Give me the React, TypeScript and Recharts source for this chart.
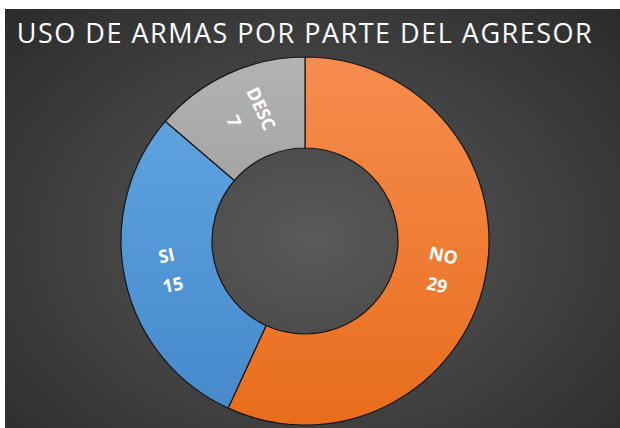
import React from "react";
import { PieChart, Pie, Cell } from "recharts";

// valores
const categorias = ["NO", "SI", "DESC"];
const valores = [29, 15, 7];
const coloresArriba = ["#F68D4E", "#5FA2E0", "#B3B3B3"];
const coloresAbajo = ["#E86D1C", "#478ACB", "#A5A5A5"];

const data = categorias.map((c, i) => ({ name: c, value: valores[i] }));

const RAD = Math.PI / 180;

const renderLabel = (props: any) => {
    const { cx, cy, midAngle, innerRadius, outerRadius, name, value } = props;
    const r = (innerRadius + outerRadius) / 2;
    const x = cx + r * Math.cos(-midAngle * RAD);
    const y = cy + r * Math.sin(-midAngle * RAD);
    let rot = -midAngle;
    if (Math.cos(-midAngle * RAD) < 0) rot += 180;
    return (
        <g transform={`translate(${x},${y}) rotate(${rot})`}>
            <text
                textAnchor="middle"
                fill="#ffffff"
                fontFamily="'Open Sans', sans-serif"
                fontWeight={700}
                fontSize={18}
            >
                <tspan x={0} y={-9}>{name}</tspan>
                <tspan x={0} y={21}>{value}</tspan>
            </text>
        </g>
    );
};

export default function App() {
    return (
        <div style={{ position: "absolute", left: 0, top: 0, width: 620, height: 428, background: "#ffffff" }}>
            <div
                style={{
                    position: "absolute",
                    left: 5,
                    top: 9,
                    width: 615,
                    height: 419,
                    background: "radial-gradient(ellipse at 50% 55%, #5a5a5a 0%, #3e3e3e 60%, #2b2b2b 100%)",
                }}
            />
            <div
                style={{
                    position: "absolute",
                    left: 5,
                    top: 14,
                    width: 600,
                    textAlign: "center",
                    color: "#ffffff",
                    fontFamily: "'Open Sans', sans-serif",
                    fontSize: 27,
                    letterSpacing: 1.5,
                    lineHeight: "38px",
                }}
            >
                USO DE ARMAS POR PARTE DEL AGRESOR
            </div>
            <div style={{ position: "absolute", left: 0, top: 0 }}>
                <PieChart width={620} height={428} margin={{ top: 0, right: 0, bottom: 0, left: 0 }}>
                    <defs>
                        {categorias.map((c, i) => (
                            <linearGradient key={c} id={`grad-${i}`} x1="0" y1="0" x2="0" y2="1">
                                <stop offset="0%" stopColor={coloresArriba[i]} />
                                <stop offset="100%" stopColor={coloresAbajo[i]} />
                            </linearGradient>
                        ))}
                    </defs>
                    <Pie
                        data={data}
                        dataKey="value"
                        nameKey="name"
                        cx={305}
                        cy={241}
                        innerRadius={93}
                        outerRadius={184}
                        startAngle={90}
                        endAngle={-270}
                        stroke="#151515"
                        strokeWidth={1.2}
                        label={renderLabel}
                        labelLine={false}
                        isAnimationActive={false}
                    >
                        {data.map((d, i) => (
                            <Cell key={d.name} fill={`url(#grad-${i})`} />
                        ))}
                    </Pie>
                </PieChart>
            </div>
        </div>
    );
}
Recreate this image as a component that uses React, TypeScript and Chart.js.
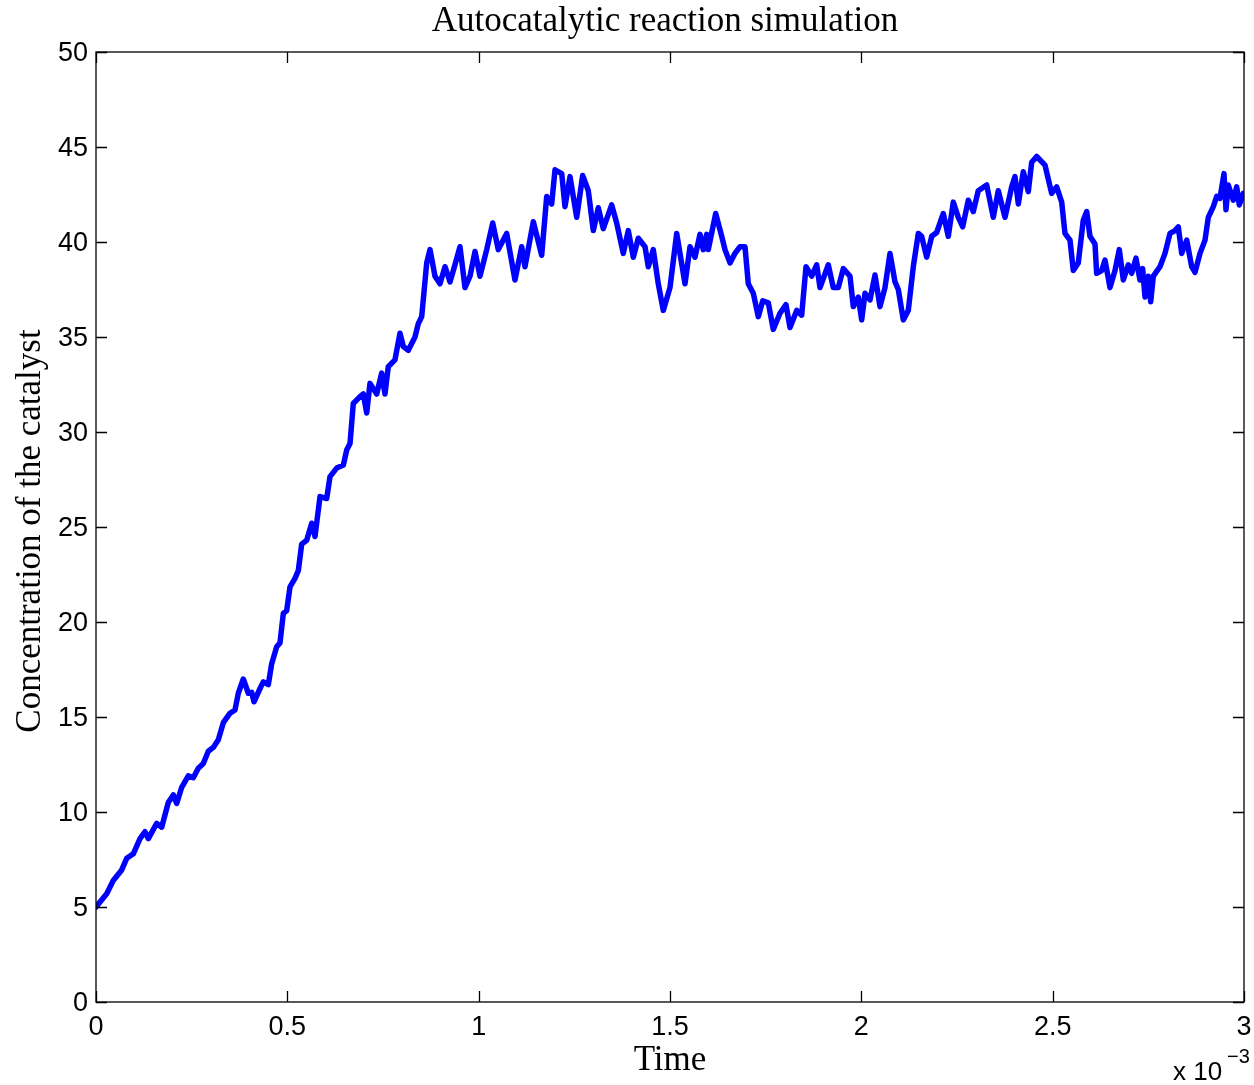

_ _ _ _ _

**GIVEN PROBLEM**
Reproduce each line exactly, please, except for any pictures.

**EXERCISE RESPONSE**
Give me the React, TypeScript and Recharts source for this chart.
import React from "react";
import { PieChart, Pie, Cell } from "recharts";

// valores
const categorias = ["NO", "SI", "DESC"];
const valores = [29, 15, 7];
const coloresArriba = ["#F68D4E", "#5FA2E0", "#B3B3B3"];
const coloresAbajo = ["#E86D1C", "#478ACB", "#A5A5A5"];

const data = categorias.map((c, i) => ({ name: c, value: valores[i] }));

const RAD = Math.PI / 180;

const renderLabel = (props: any) => {
    const { cx, cy, midAngle, innerRadius, outerRadius, name, value } = props;
    const r = (innerRadius + outerRadius) / 2;
    const x = cx + r * Math.cos(-midAngle * RAD);
    const y = cy + r * Math.sin(-midAngle * RAD);
    let rot = -midAngle;
    if (Math.cos(-midAngle * RAD) < 0) rot += 180;
    return (
        <g transform={`translate(${x},${y}) rotate(${rot})`}>
            <text
                textAnchor="middle"
                fill="#ffffff"
                fontFamily="'Open Sans', sans-serif"
                fontWeight={700}
                fontSize={18}
            >
                <tspan x={0} y={-9}>{name}</tspan>
                <tspan x={0} y={21}>{value}</tspan>
            </text>
        </g>
    );
};

export default function App() {
    return (
        <div style={{ position: "absolute", left: 0, top: 0, width: 620, height: 428, background: "#ffffff" }}>
            <div
                style={{
                    position: "absolute",
                    left: 5,
                    top: 9,
                    width: 615,
                    height: 419,
                    background: "radial-gradient(ellipse at 50% 55%, #5a5a5a 0%, #3e3e3e 60%, #2b2b2b 100%)",
                }}
            />
            <div
                style={{
                    position: "absolute",
                    left: 5,
                    top: 14,
                    width: 600,
                    textAlign: "center",
                    color: "#ffffff",
                    fontFamily: "'Open Sans', sans-serif",
                    fontSize: 27,
                    letterSpacing: 1.5,
                    lineHeight: "38px",
                }}
            >
                USO DE ARMAS POR PARTE DEL AGRESOR
            </div>
            <div style={{ position: "absolute", left: 0, top: 0 }}>
                <PieChart width={620} height={428} margin={{ top: 0, right: 0, bottom: 0, left: 0 }}>
                    <defs>
                        {categorias.map((c, i) => (
                            <linearGradient key={c} id={`grad-${i}`} x1="0" y1="0" x2="0" y2="1">
                                <stop offset="0%" stopColor={coloresArriba[i]} />
                                <stop offset="100%" stopColor={coloresAbajo[i]} />
                            </linearGradient>
                        ))}
                    </defs>
                    <Pie
                        data={data}
                        dataKey="value"
                        nameKey="name"
                        cx={305}
                        cy={241}
                        innerRadius={93}
                        outerRadius={184}
                        startAngle={90}
                        endAngle={-270}
                        stroke="#151515"
                        strokeWidth={1.2}
                        label={renderLabel}
                        labelLine={false}
                        isAnimationActive={false}
                    >
                        {data.map((d, i) => (
                            <Cell key={d.name} fill={`url(#grad-${i})`} />
                        ))}
                    </Pie>
                </PieChart>
            </div>
        </div>
    );
}
Recreate this image as a component that uses React, TypeScript and Chart.js.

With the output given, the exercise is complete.